The Craigslist ad Maddie answers is an anachronism; the site closed its personals section in 2018. The film doesn’t acknowledge that sex workers are under threat, though, just as Maddie explicitly denies that she’s a sex worker. Instead, she insists, she’s just someone who needs a car and is sleeping with someone to get it.
Maddie is good at self-deception. But the film doesn’t exactly call her on her rationalization. On the contrary, it is itself committed to dancing around its own subgenre. There is nudity, and a certain amount of sex, but consummation is consistently deferred. Compared to the raunchy ’80s rutting of “Risky Business” and “Night Shift,” or the swinging ’60s sensuality of “Irma La Douce” – or even to the frankness of Barbara Stanwyck in “Baby Face” (1933) — well, “No Hard Feelings” feels positively chaste.
There are more forthright contemporary sex worker romcoms in every sense.
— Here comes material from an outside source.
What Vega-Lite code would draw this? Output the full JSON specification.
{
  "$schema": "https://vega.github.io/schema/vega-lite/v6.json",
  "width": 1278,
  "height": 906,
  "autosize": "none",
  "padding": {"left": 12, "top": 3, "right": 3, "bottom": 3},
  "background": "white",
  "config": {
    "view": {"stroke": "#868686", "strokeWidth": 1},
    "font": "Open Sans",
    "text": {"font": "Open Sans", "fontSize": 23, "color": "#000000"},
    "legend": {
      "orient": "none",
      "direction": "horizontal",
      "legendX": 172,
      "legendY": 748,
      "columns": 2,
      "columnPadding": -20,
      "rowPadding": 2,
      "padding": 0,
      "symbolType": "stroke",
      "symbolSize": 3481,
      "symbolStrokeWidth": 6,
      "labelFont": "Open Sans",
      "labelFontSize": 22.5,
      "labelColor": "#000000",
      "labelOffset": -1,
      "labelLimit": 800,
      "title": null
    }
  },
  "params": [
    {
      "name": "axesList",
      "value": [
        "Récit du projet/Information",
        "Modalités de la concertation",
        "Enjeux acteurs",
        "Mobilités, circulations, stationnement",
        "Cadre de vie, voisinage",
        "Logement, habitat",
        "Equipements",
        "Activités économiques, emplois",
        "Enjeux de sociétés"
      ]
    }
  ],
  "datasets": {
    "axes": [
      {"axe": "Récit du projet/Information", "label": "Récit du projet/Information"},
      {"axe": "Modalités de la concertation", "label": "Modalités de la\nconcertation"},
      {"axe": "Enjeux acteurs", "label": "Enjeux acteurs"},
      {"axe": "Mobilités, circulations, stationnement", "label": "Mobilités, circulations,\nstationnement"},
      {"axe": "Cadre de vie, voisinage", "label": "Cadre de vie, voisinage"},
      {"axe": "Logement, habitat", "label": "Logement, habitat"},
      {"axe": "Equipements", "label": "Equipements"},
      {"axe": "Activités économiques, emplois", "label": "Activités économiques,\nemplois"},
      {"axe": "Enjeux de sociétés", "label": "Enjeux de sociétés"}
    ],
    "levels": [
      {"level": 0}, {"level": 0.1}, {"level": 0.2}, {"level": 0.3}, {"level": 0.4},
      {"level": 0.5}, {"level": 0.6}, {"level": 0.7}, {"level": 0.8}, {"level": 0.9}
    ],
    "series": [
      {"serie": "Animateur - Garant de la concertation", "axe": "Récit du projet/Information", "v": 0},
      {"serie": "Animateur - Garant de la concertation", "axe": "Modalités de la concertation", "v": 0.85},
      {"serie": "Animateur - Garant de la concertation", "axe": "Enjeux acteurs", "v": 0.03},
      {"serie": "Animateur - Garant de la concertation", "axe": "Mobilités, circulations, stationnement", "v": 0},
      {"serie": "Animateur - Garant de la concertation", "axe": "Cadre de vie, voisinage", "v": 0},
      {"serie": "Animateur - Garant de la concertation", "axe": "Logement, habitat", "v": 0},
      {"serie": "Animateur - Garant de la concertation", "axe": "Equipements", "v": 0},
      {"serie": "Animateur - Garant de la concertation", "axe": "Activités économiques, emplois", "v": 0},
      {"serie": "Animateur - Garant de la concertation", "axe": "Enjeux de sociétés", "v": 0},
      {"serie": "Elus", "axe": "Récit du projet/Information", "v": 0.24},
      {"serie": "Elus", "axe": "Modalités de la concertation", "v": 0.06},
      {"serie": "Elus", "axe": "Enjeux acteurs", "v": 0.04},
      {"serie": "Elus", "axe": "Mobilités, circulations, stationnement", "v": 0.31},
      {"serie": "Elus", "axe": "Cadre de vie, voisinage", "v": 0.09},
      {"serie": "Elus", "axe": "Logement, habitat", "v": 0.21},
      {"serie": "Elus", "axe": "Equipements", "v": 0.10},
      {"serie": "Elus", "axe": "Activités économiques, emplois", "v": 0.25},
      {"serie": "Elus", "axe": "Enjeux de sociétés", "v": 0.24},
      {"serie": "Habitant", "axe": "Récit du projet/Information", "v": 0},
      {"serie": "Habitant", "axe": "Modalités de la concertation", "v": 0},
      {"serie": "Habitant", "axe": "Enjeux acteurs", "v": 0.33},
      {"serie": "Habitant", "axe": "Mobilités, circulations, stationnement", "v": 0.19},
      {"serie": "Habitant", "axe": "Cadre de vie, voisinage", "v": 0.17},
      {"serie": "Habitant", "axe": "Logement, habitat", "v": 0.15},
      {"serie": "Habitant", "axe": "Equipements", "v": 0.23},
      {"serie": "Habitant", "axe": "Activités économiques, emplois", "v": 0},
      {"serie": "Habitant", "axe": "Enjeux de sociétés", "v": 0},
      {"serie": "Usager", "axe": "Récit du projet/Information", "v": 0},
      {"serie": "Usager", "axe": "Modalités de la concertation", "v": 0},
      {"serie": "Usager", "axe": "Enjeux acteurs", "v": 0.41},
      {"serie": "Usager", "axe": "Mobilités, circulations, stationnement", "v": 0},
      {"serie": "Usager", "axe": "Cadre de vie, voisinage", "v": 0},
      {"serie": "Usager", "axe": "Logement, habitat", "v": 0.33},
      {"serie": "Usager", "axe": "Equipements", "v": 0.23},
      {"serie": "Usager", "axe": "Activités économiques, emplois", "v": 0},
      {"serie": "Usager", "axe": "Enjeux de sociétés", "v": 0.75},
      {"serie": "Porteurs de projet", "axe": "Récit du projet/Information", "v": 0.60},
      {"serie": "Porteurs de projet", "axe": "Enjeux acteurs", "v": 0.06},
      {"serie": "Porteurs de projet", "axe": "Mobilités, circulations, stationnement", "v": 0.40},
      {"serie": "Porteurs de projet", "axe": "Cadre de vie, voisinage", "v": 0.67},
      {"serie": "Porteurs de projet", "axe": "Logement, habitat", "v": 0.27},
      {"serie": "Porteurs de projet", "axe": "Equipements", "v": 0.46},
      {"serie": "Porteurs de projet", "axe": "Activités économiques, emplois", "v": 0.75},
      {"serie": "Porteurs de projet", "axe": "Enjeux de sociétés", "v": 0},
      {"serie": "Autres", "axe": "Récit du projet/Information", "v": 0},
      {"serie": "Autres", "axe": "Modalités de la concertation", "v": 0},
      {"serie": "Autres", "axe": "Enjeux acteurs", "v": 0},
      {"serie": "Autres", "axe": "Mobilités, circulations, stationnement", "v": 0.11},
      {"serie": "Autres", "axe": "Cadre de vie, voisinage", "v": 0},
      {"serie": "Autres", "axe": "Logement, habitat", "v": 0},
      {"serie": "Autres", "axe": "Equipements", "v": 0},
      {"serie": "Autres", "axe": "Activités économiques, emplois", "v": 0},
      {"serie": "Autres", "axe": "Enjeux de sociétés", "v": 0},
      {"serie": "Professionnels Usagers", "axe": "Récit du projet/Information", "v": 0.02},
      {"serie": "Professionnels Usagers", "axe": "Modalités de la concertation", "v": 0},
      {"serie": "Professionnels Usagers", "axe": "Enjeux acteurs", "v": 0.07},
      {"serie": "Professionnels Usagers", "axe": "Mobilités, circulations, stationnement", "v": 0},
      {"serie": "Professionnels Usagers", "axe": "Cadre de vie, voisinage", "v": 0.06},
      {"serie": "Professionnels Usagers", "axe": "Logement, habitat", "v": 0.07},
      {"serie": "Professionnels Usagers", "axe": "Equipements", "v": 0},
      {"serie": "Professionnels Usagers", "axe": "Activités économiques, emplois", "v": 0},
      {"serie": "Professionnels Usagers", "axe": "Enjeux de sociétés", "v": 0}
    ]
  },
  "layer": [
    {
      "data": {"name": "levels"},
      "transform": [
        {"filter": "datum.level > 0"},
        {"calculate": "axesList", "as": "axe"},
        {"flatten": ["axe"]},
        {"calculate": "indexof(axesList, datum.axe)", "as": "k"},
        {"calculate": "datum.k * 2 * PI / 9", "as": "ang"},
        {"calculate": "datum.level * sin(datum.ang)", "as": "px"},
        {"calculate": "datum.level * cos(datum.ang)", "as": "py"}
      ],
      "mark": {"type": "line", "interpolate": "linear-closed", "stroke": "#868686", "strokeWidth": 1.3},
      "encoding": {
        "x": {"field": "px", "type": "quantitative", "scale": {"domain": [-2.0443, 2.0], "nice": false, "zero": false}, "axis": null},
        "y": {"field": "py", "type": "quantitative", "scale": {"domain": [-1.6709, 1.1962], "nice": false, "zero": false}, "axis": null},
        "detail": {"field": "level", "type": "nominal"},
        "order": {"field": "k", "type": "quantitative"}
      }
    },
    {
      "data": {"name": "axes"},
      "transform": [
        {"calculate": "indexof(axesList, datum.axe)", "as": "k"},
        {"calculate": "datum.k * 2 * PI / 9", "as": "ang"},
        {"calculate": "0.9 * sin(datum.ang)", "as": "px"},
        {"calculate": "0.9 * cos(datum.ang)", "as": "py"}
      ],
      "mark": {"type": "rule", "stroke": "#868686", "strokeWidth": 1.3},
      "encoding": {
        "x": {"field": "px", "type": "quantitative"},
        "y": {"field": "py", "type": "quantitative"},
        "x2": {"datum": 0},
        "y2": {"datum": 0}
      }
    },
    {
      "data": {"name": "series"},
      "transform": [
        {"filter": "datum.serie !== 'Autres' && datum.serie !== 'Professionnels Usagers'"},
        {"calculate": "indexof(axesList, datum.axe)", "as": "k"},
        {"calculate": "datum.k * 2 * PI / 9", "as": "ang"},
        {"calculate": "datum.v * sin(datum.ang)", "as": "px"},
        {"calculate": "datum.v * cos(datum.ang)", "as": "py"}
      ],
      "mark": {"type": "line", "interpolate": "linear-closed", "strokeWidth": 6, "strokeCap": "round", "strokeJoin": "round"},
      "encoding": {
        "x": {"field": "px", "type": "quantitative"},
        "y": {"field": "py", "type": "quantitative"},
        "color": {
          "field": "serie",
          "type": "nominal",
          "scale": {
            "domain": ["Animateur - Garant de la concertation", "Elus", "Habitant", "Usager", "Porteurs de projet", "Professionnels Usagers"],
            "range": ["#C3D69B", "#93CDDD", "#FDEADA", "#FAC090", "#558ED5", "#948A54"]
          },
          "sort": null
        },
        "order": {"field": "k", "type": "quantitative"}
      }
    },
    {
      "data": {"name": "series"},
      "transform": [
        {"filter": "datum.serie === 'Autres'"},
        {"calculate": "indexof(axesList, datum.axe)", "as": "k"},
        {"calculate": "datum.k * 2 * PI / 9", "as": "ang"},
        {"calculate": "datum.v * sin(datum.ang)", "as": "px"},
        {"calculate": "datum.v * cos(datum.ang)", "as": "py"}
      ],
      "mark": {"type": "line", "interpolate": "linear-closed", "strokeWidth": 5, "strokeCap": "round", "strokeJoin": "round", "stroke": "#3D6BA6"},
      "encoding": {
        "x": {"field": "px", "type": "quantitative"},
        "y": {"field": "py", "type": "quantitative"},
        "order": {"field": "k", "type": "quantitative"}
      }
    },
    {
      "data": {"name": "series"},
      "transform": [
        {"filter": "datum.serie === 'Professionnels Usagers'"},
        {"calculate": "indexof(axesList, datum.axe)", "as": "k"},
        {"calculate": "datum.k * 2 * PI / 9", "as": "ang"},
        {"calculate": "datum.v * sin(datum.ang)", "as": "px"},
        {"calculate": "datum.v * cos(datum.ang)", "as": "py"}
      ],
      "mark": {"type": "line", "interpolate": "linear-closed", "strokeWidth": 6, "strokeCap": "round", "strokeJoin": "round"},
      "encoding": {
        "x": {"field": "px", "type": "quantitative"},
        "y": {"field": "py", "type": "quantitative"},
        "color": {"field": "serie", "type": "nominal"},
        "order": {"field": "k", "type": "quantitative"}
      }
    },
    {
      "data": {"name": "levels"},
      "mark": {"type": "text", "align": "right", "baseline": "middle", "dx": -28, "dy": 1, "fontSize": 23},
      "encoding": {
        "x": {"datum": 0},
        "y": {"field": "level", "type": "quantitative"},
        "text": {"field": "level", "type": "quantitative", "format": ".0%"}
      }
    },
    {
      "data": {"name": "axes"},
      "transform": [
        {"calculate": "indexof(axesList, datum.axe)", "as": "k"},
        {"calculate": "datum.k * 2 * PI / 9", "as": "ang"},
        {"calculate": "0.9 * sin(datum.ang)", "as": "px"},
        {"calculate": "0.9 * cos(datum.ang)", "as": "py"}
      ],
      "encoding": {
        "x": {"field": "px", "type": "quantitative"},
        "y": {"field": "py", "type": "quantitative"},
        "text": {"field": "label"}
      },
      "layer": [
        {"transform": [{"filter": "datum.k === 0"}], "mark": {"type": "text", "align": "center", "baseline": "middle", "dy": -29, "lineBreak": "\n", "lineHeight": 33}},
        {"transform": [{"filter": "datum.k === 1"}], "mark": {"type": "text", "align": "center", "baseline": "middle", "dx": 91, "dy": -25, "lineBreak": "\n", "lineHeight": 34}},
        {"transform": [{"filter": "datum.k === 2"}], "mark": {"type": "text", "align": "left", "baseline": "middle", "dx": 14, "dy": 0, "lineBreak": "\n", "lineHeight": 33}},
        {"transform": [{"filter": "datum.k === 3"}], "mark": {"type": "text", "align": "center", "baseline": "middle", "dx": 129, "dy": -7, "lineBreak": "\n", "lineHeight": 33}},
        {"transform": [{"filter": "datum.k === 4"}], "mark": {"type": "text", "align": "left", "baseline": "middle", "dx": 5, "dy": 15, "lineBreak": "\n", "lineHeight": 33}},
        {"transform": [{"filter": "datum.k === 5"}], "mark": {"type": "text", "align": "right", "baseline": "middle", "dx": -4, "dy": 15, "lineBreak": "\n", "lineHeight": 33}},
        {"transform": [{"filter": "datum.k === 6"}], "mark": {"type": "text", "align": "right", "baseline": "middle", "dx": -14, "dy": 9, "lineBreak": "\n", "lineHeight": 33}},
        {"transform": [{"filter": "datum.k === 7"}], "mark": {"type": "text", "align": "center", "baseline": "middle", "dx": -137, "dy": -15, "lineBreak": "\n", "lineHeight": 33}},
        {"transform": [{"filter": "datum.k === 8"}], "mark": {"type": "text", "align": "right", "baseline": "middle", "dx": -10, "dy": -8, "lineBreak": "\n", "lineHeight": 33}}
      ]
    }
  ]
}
Last year’s intimate indie “Good Luck to You, Leo Grande” is explicit in both its depiction of sex and in its pro-sex worker politics. Repressed middle-aged widow Nancy (Emma Thompson) makes some gestures at wanting to “save” sex worker Leo Grande (Daryl McCormack), but the movie insists that the only thing he really needs to be saved from is a society that criminalizes his profession and moralizes against pleasure in general. The film advocates for solidarity with sex workers — which makes it arguably the only really ethical film in the genre.
Every film, sex worker romcom or otherwise, doesn’t have to be enthusiastically political, or, for that matter, sexual. “No Hard Feelings” has a witty script and two very charismatic leads with wonderfully awkward comedic chemistry. It’s an entertaining movie.
But when you build your entertainment on the supposed edginess or sexiness of marginalized people, you do have some minimal responsibility to acknowledge the discrimination and danger they face. At the very least, it would have been nice if “No Hard Feelings” could have acknowledged that those marginalized people exist and that the film is, in fact, talking about them.